__Exercise description__. How many of the lines below contain "code"? Answer with that number alone.

__Listing__.
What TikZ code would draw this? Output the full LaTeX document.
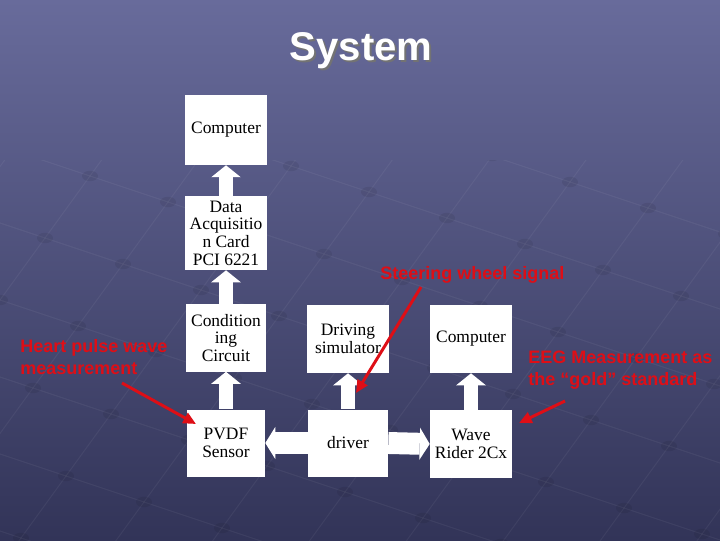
==
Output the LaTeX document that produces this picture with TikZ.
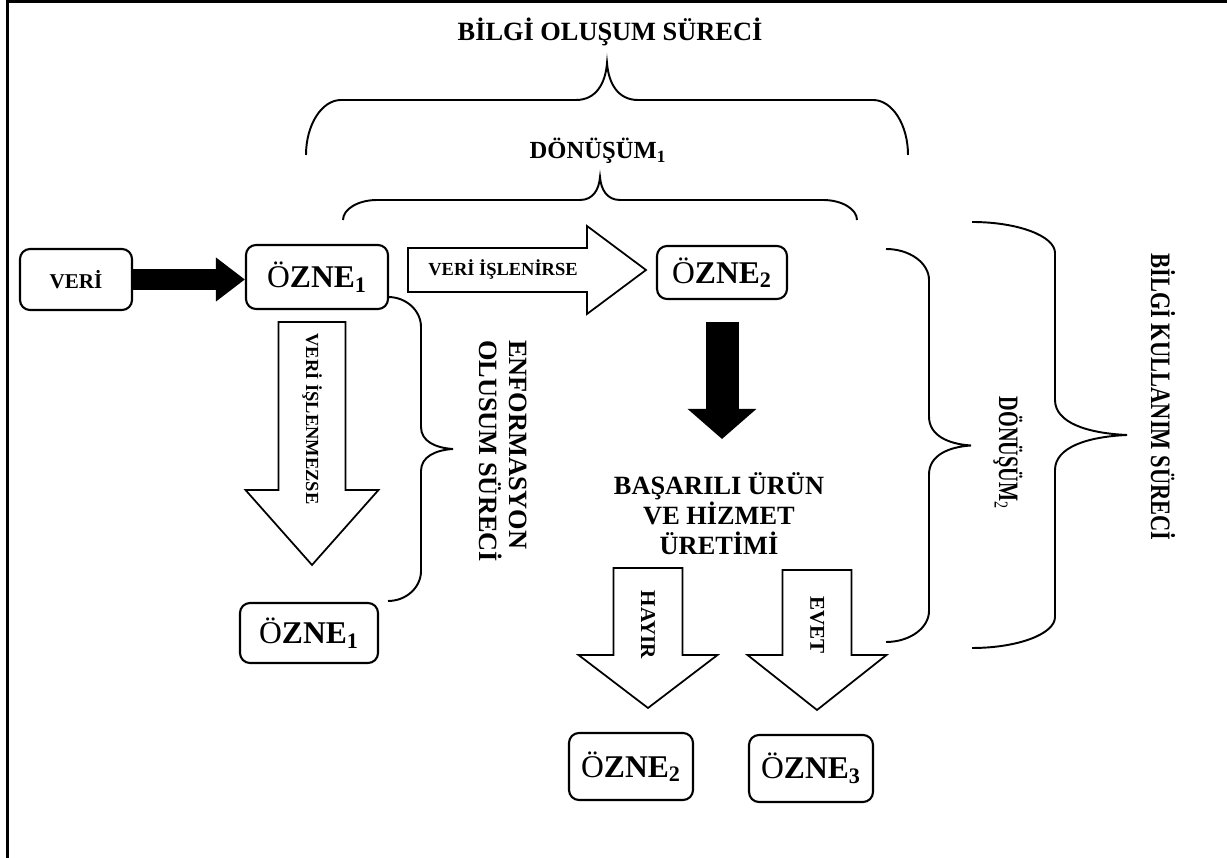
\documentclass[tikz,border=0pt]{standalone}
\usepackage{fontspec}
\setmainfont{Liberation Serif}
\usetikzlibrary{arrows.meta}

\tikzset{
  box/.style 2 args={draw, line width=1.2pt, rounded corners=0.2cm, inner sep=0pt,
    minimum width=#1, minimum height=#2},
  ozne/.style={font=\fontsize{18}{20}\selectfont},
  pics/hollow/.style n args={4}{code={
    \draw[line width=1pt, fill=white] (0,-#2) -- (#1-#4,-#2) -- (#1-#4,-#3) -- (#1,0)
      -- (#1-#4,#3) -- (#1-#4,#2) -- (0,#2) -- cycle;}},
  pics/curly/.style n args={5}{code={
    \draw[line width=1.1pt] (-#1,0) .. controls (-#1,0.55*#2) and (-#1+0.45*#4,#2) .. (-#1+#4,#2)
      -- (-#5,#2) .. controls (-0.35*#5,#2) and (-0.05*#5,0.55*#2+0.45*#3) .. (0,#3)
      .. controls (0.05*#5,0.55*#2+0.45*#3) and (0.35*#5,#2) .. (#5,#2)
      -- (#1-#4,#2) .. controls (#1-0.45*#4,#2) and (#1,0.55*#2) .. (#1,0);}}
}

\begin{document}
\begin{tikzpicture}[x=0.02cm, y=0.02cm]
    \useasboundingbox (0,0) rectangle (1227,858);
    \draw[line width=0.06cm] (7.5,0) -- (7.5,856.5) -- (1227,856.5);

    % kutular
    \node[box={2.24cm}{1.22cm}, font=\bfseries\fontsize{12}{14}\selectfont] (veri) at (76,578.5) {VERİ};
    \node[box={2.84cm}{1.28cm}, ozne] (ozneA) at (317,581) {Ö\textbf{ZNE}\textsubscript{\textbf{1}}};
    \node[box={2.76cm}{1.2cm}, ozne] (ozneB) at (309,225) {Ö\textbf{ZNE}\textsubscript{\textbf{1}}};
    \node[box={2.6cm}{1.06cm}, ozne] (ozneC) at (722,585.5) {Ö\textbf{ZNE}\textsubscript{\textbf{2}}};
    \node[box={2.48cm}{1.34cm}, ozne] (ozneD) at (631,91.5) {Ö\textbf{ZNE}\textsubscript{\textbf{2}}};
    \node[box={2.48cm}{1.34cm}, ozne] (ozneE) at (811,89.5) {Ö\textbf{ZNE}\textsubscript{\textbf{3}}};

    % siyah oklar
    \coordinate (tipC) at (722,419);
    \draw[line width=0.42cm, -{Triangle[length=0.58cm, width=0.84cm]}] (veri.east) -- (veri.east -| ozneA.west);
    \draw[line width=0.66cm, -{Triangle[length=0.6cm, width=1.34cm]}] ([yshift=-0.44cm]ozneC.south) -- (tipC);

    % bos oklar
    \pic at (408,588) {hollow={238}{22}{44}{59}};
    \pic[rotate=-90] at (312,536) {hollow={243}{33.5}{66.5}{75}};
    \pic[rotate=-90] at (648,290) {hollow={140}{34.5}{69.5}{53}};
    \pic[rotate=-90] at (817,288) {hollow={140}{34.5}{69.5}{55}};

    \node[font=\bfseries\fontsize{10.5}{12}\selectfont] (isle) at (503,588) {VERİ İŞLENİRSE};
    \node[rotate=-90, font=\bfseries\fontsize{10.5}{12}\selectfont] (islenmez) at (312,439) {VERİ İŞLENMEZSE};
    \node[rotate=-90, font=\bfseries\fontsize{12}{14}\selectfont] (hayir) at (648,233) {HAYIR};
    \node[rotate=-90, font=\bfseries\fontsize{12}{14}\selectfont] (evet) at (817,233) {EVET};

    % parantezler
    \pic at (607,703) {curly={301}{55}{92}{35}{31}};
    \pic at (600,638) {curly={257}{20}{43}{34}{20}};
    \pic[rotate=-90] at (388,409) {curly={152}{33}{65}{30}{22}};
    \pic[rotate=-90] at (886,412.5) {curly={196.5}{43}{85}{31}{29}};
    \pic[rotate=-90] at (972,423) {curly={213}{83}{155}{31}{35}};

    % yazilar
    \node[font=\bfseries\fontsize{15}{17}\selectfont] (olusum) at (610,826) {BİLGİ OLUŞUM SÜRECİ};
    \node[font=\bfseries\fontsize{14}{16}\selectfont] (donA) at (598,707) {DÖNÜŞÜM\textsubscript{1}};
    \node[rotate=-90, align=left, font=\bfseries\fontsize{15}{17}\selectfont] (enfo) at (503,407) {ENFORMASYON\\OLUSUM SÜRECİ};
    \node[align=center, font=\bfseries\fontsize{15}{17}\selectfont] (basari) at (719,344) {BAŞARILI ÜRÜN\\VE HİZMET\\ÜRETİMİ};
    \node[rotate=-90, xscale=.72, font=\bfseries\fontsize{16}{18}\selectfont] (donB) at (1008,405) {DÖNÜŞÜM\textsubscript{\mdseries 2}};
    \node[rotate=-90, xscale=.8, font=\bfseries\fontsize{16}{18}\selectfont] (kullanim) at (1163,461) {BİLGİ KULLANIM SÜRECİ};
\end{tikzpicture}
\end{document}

__Task output__. 3